▶ [TASK PROMPT]
Repeat word for word the lines from the top of the records through the line containing "126], [400, 20]]", and skip the pictures.

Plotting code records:

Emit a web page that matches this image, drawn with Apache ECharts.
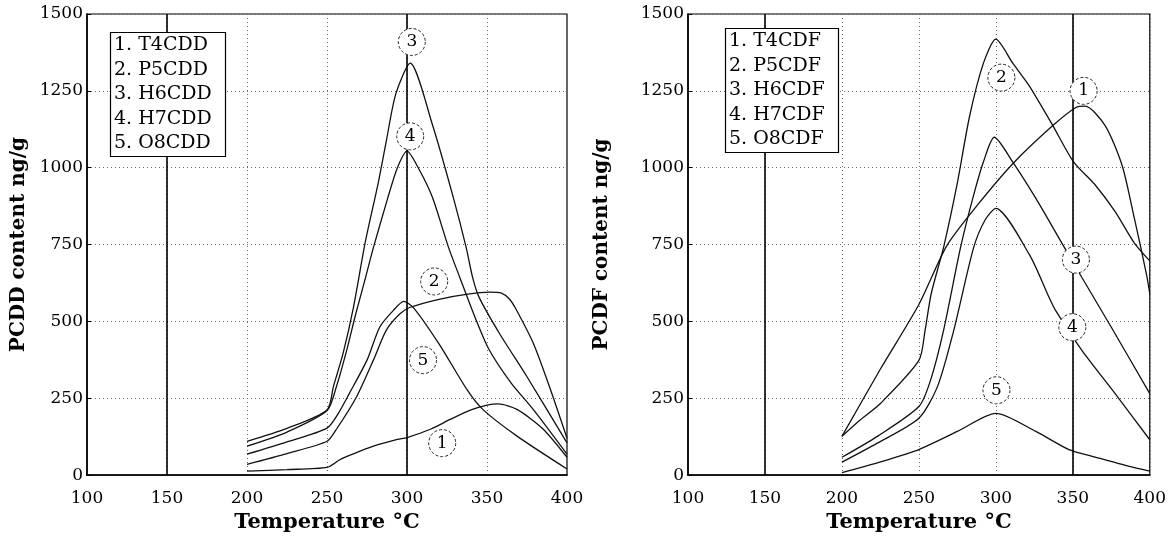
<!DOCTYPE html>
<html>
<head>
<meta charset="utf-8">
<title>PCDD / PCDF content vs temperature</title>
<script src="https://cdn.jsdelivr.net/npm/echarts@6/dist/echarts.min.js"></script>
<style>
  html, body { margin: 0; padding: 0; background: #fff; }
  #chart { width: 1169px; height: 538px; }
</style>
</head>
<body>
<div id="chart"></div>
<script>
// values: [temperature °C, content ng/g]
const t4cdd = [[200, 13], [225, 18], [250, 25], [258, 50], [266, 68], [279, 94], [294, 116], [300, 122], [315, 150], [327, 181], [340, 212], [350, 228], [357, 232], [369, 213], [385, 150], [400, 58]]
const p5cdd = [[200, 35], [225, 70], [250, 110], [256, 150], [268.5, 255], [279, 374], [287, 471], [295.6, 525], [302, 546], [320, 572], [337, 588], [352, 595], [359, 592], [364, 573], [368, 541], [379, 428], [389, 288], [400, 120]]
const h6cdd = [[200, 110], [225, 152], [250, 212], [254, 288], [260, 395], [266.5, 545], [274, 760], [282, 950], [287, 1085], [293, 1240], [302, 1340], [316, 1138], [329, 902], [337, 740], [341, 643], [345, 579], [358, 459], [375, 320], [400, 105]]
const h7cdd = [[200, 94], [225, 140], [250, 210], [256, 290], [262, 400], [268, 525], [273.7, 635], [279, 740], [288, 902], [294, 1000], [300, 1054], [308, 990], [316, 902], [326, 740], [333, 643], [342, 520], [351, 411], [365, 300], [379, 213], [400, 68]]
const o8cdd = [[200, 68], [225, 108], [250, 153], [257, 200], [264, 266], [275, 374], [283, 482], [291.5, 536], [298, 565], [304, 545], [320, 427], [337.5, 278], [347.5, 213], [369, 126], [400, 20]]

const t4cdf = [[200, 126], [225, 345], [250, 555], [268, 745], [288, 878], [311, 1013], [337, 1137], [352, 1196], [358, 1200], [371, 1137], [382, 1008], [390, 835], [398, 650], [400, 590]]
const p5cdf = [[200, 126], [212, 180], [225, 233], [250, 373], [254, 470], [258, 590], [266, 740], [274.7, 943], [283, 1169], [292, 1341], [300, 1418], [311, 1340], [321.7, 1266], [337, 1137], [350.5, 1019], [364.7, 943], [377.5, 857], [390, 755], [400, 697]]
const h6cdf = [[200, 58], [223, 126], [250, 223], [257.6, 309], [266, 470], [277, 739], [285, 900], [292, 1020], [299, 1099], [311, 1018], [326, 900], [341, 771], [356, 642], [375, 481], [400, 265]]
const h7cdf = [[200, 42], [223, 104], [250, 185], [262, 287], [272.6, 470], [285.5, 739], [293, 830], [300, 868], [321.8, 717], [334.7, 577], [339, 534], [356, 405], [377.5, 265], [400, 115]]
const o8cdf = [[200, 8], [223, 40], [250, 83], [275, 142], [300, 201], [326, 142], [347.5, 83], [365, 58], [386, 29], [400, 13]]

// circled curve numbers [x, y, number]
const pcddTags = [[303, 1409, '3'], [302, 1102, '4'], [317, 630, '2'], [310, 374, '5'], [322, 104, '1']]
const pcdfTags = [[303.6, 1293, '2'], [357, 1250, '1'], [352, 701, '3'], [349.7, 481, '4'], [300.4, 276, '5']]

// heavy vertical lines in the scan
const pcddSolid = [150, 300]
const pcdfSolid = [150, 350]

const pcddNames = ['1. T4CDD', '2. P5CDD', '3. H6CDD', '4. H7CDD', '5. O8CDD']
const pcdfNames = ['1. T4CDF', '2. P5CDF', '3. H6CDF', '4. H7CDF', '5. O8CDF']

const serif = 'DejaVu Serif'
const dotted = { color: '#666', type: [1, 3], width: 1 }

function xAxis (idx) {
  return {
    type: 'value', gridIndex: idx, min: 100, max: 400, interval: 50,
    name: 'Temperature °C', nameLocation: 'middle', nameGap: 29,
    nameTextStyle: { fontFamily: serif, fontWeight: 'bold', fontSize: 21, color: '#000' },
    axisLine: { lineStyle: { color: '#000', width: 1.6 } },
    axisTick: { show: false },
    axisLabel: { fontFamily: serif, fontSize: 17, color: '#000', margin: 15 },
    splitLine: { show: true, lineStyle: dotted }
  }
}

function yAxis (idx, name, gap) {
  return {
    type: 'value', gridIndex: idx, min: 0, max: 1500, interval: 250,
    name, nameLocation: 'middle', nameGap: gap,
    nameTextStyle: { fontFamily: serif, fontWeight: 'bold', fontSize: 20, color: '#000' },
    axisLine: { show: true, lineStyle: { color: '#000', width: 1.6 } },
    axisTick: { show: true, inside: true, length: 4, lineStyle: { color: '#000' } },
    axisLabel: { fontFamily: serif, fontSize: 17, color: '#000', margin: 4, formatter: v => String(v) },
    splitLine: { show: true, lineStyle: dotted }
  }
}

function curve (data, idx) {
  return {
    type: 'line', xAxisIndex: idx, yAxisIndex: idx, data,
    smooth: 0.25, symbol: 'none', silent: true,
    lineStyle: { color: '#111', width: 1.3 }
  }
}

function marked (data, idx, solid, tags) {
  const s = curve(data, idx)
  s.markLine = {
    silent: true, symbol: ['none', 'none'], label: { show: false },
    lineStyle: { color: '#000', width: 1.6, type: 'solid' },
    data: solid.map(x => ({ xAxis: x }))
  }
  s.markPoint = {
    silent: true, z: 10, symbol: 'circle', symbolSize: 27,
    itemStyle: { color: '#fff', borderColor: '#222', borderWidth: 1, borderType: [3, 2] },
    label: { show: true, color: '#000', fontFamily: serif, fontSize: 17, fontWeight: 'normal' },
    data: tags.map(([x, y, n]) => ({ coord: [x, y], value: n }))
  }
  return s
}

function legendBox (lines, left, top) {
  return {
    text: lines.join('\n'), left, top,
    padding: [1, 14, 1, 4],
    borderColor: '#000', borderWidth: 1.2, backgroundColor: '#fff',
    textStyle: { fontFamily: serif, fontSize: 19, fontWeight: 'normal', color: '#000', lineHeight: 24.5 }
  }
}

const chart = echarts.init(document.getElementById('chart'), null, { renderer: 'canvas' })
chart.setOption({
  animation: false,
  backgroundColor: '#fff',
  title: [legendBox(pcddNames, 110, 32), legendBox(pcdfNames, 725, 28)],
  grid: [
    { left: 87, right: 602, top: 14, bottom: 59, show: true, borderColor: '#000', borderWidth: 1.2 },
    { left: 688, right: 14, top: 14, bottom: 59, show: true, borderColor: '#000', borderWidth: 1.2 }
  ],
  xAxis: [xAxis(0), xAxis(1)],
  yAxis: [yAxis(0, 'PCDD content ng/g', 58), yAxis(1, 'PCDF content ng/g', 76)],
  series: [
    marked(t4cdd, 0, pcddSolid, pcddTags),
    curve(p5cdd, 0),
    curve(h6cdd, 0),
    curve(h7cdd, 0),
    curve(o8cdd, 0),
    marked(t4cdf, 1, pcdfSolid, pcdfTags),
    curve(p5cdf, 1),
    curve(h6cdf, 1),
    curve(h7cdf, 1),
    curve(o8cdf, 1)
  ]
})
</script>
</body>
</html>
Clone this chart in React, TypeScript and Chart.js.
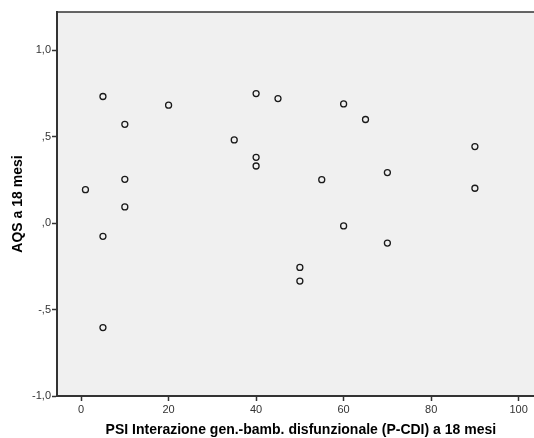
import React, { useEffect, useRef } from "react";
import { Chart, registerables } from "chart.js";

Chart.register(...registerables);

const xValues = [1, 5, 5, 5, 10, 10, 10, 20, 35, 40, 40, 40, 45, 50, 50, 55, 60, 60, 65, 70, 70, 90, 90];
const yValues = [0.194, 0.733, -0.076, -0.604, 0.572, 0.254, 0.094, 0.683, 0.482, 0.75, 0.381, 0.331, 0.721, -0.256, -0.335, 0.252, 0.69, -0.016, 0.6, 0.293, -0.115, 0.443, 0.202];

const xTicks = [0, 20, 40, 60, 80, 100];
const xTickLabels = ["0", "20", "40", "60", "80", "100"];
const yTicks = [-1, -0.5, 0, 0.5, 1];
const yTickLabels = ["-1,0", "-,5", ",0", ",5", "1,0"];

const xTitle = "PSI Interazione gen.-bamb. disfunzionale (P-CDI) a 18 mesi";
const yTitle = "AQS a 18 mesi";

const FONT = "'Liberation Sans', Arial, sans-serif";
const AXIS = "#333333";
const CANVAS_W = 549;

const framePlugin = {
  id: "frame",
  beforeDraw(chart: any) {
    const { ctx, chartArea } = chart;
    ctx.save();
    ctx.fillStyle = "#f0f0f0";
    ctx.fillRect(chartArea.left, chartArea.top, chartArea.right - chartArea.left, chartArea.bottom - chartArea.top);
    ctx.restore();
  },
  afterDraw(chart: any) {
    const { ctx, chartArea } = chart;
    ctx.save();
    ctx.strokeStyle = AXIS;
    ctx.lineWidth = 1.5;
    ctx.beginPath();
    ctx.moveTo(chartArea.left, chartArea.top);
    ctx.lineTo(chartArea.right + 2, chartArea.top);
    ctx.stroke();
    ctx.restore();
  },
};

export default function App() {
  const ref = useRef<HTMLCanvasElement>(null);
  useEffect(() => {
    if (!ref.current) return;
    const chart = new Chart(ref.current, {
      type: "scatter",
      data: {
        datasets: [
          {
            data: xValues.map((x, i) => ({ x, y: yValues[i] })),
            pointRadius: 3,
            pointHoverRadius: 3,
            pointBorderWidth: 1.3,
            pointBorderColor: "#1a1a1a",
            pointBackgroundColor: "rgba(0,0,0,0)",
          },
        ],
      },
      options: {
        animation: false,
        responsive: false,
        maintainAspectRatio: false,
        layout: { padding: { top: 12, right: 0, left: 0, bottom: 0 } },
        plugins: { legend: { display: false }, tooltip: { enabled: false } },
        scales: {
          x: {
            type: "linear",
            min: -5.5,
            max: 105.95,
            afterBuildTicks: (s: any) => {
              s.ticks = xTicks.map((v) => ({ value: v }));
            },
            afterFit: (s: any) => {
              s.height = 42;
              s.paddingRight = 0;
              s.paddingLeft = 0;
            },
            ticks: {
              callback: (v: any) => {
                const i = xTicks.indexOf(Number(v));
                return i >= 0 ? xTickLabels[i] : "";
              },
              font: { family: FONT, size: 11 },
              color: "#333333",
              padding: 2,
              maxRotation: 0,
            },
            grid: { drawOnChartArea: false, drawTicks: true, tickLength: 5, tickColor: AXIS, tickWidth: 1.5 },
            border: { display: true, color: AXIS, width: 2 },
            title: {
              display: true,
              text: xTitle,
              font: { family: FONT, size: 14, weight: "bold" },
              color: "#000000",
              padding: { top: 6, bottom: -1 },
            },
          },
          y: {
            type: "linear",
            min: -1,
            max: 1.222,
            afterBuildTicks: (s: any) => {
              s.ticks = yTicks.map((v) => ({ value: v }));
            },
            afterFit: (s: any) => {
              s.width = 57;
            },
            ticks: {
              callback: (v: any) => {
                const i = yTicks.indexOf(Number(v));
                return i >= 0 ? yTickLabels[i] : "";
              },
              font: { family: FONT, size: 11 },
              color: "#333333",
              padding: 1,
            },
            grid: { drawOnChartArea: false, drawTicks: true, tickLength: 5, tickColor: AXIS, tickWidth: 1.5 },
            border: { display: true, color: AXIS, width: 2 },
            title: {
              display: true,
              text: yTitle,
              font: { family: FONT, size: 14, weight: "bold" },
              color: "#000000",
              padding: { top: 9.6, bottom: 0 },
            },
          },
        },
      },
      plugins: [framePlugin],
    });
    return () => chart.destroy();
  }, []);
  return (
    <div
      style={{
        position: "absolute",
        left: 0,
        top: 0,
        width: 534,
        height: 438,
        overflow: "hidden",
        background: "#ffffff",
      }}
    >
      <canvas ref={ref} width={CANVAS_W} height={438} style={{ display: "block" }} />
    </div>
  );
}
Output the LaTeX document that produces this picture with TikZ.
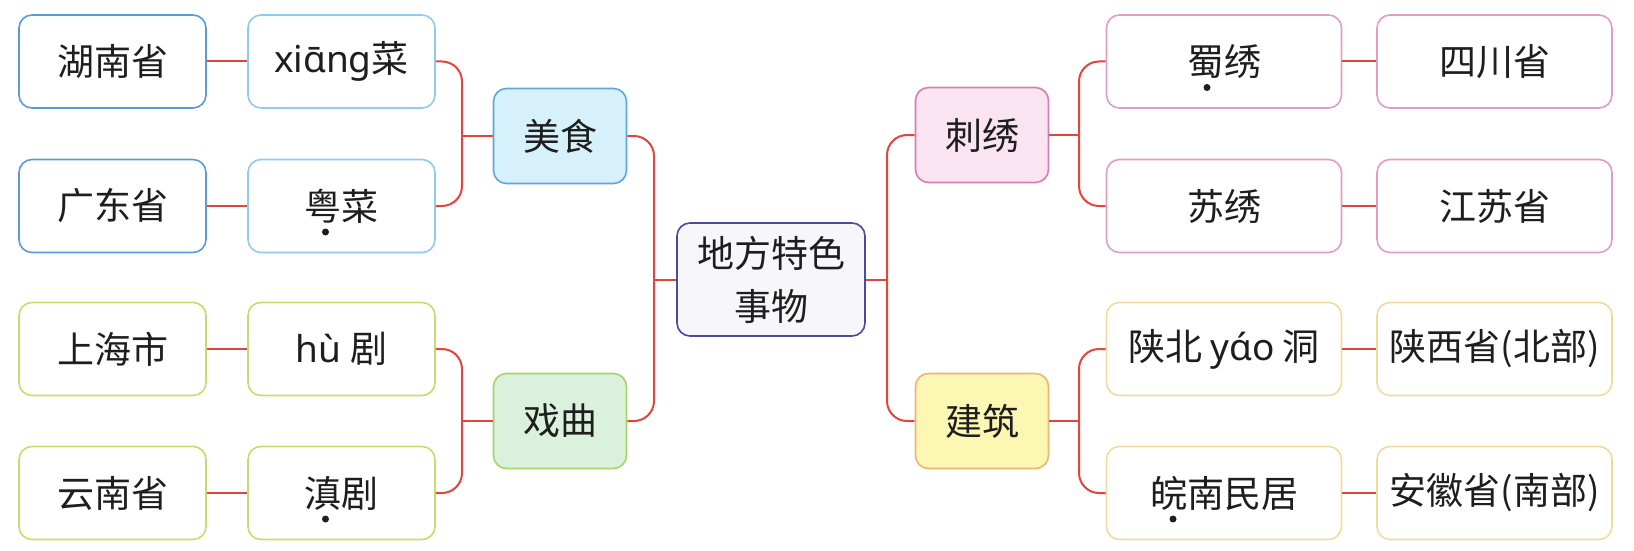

▶ [RESPONSE TO THE EXERCISE]
Emit a web page that matches this image, drawn with Apache ECharts.
<!DOCTYPE html>
<html>
<head>
<meta charset="utf-8">
<title>PCDD / PCDF content vs temperature</title>
<script src="https://cdn.jsdelivr.net/npm/echarts@6/dist/echarts.min.js"></script>
<style>
  html, body { margin: 0; padding: 0; background: #fff; }
  #chart { width: 1169px; height: 538px; }
</style>
</head>
<body>
<div id="chart"></div>
<script>
// values: [temperature °C, content ng/g]
const t4cdd = [[200, 13], [225, 18], [250, 25], [258, 50], [266, 68], [279, 94], [294, 116], [300, 122], [315, 150], [327, 181], [340, 212], [350, 228], [357, 232], [369, 213], [385, 150], [400, 58]]
const p5cdd = [[200, 35], [225, 70], [250, 110], [256, 150], [268.5, 255], [279, 374], [287, 471], [295.6, 525], [302, 546], [320, 572], [337, 588], [352, 595], [359, 592], [364, 573], [368, 541], [379, 428], [389, 288], [400, 120]]
const h6cdd = [[200, 110], [225, 152], [250, 212], [254, 288], [260, 395], [266.5, 545], [274, 760], [282, 950], [287, 1085], [293, 1240], [302, 1340], [316, 1138], [329, 902], [337, 740], [341, 643], [345, 579], [358, 459], [375, 320], [400, 105]]
const h7cdd = [[200, 94], [225, 140], [250, 210], [256, 290], [262, 400], [268, 525], [273.7, 635], [279, 740], [288, 902], [294, 1000], [300, 1054], [308, 990], [316, 902], [326, 740], [333, 643], [342, 520], [351, 411], [365, 300], [379, 213], [400, 68]]
const o8cdd = [[200, 68], [225, 108], [250, 153], [257, 200], [264, 266], [275, 374], [283, 482], [291.5, 536], [298, 565], [304, 545], [320, 427], [337.5, 278], [347.5, 213], [369, 126], [400, 20]]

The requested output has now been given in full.